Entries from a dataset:
* * * * * * * * *

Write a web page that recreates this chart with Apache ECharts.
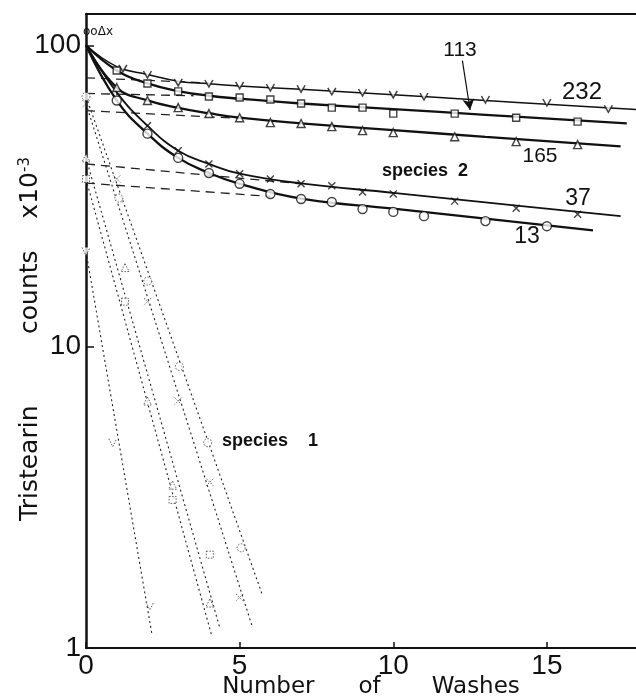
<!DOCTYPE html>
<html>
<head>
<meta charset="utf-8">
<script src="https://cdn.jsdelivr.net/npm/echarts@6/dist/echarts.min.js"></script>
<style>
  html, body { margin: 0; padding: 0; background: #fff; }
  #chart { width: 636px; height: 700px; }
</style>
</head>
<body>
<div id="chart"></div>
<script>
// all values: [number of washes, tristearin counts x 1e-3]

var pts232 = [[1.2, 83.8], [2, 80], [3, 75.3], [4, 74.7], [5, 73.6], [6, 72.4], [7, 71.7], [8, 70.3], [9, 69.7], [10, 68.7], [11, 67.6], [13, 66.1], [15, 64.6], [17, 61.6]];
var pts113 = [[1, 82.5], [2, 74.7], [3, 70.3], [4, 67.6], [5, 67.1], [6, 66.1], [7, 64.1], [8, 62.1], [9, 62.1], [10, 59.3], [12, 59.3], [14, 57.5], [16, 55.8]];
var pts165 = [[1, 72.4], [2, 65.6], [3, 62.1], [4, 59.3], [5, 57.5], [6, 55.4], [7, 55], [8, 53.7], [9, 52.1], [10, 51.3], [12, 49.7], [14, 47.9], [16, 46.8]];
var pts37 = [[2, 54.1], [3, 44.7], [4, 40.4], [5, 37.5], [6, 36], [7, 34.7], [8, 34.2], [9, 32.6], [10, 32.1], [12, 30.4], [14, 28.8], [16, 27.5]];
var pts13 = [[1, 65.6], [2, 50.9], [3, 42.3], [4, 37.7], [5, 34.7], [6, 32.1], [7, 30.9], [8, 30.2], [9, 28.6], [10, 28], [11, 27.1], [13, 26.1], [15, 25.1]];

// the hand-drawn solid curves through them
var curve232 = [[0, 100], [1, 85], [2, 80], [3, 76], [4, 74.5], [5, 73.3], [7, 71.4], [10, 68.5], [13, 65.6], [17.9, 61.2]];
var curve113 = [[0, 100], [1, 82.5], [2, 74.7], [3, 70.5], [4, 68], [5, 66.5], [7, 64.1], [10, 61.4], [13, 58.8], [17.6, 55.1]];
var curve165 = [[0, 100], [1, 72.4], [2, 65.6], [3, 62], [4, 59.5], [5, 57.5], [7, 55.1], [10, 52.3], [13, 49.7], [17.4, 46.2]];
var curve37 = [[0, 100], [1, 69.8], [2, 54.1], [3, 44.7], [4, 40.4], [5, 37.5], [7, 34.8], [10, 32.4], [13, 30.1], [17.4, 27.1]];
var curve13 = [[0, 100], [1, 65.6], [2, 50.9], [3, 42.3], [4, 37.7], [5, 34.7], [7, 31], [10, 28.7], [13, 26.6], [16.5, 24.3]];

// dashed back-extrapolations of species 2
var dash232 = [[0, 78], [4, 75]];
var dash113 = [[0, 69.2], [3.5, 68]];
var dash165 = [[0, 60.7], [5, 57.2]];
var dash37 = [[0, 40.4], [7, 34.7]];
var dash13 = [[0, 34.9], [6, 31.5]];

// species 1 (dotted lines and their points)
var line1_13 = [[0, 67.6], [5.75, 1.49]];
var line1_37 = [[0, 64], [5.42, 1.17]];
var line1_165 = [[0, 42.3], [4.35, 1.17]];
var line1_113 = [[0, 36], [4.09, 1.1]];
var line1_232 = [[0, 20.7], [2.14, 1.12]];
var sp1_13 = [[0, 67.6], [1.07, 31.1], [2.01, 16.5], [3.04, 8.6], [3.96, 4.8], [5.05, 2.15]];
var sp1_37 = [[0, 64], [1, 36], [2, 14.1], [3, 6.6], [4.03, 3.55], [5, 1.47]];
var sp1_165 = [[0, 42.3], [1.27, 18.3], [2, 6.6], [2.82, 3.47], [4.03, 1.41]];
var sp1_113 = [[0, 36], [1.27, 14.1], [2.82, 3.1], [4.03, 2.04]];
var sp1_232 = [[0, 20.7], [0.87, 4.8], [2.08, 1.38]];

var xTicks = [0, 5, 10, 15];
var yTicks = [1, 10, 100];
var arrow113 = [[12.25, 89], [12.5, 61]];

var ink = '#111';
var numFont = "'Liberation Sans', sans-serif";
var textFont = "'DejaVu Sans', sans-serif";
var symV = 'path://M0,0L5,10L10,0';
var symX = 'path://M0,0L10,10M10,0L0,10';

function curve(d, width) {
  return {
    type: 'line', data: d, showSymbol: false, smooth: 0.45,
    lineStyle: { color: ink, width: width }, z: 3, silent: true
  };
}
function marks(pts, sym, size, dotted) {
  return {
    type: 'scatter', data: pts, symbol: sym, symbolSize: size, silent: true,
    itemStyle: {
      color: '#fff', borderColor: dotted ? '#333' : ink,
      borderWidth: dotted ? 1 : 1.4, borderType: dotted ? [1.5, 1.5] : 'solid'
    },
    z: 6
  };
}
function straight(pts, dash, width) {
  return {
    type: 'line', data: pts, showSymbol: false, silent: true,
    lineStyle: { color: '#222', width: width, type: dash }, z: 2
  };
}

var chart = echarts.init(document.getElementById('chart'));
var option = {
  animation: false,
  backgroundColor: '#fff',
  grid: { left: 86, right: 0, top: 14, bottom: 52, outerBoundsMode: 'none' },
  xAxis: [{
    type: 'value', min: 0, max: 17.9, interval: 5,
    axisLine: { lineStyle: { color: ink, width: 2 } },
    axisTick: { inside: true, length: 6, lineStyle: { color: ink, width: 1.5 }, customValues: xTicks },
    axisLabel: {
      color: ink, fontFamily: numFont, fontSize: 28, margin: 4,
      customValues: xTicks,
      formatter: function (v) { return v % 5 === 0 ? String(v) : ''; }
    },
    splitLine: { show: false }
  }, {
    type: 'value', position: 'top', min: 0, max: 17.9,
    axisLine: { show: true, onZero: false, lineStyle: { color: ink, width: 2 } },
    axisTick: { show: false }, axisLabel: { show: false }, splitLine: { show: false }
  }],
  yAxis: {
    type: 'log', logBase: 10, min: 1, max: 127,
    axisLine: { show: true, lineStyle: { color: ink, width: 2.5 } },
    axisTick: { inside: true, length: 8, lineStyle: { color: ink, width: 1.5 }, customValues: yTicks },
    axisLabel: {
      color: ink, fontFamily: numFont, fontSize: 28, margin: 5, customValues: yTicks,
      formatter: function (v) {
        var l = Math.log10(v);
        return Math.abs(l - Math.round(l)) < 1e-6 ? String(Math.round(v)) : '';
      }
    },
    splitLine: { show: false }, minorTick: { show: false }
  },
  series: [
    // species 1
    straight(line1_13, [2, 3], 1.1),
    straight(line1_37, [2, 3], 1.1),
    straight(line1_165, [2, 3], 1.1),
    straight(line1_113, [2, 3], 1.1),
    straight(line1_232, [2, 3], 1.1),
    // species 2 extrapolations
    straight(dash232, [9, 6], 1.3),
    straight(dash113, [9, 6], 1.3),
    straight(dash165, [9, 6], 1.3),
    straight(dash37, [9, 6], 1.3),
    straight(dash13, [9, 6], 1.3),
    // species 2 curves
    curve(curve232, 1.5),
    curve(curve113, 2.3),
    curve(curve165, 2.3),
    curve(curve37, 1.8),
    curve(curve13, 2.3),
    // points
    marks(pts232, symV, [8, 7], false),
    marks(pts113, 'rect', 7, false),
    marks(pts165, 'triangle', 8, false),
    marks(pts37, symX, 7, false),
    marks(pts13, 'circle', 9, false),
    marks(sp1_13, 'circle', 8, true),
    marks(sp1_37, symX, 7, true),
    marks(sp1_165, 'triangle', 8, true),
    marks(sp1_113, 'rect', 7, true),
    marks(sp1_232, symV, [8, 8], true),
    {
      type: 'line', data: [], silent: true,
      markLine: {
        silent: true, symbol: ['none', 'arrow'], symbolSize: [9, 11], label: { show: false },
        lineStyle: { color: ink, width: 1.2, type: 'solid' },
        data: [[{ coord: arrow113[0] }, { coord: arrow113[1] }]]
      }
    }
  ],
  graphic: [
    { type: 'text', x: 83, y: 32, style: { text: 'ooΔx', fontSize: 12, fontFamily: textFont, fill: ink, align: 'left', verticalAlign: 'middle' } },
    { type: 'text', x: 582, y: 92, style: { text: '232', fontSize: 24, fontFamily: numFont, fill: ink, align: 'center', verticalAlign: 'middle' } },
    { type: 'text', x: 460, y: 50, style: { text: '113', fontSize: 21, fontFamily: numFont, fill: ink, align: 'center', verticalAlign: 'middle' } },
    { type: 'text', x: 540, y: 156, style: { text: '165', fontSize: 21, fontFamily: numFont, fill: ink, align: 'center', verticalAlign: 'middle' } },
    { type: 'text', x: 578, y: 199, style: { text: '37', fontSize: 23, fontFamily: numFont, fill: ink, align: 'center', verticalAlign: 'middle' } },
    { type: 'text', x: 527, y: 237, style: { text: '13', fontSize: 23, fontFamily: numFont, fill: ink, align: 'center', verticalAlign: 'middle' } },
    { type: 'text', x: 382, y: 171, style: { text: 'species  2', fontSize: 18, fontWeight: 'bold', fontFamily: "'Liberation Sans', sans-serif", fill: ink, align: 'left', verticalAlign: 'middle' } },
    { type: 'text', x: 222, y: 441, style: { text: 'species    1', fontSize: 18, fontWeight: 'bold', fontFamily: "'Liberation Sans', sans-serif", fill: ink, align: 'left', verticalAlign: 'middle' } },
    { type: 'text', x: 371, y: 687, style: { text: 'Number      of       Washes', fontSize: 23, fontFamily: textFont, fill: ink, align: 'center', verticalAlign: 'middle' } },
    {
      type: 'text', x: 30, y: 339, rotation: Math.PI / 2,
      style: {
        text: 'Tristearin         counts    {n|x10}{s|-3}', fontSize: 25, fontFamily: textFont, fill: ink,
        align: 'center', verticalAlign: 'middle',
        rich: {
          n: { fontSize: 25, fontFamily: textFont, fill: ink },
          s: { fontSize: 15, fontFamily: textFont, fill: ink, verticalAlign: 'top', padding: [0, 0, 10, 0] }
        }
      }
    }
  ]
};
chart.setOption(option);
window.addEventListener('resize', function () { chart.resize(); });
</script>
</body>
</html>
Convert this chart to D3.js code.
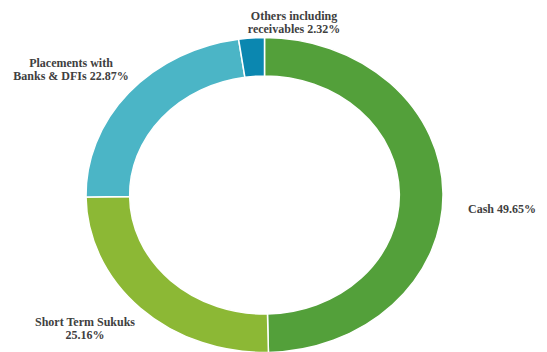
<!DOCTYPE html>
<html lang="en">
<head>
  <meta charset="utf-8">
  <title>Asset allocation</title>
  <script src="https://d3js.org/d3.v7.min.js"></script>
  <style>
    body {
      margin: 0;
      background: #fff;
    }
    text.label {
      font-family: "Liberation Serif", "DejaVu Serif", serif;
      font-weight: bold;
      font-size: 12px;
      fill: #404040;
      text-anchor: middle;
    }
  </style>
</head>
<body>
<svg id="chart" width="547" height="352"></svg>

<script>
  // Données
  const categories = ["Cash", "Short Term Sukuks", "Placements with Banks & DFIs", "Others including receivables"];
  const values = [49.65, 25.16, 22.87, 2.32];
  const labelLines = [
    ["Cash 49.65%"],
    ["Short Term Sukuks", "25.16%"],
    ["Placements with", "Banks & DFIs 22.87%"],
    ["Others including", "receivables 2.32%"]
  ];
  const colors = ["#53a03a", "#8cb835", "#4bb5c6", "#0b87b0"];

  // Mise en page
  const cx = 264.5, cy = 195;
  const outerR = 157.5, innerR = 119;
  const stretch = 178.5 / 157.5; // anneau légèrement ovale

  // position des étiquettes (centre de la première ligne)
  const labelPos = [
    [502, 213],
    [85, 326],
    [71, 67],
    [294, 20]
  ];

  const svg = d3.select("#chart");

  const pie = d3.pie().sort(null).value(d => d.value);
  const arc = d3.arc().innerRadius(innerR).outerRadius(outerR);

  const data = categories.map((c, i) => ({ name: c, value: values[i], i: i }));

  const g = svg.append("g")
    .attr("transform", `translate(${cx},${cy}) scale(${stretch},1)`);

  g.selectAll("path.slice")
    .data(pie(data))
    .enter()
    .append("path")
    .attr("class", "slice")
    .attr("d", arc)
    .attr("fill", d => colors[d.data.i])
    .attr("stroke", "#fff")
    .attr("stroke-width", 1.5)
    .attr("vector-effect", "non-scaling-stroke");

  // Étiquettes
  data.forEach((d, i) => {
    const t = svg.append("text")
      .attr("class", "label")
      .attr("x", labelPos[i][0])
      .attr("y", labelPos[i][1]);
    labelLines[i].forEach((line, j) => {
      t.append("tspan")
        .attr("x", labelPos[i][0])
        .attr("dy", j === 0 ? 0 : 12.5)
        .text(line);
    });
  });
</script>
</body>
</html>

* * * * * * * * *

- EXERCISE PROMPT
Restate the data word for word from its first line through the line with "counts x 1e-3]", leaving out any picture along the way.

- FINISHED EXERCISE
Write a web page that recreates this chart with Apache ECharts.
<!DOCTYPE html>
<html>
<head>
<meta charset="utf-8">
<script src="https://cdn.jsdelivr.net/npm/echarts@6/dist/echarts.min.js"></script>
<style>
  html, body { margin: 0; padding: 0; background: #fff; }
  #chart { width: 636px; height: 700px; }
</style>
</head>
<body>
<div id="chart"></div>
<script>
// all values: [number of washes, tristearin counts x 1e-3]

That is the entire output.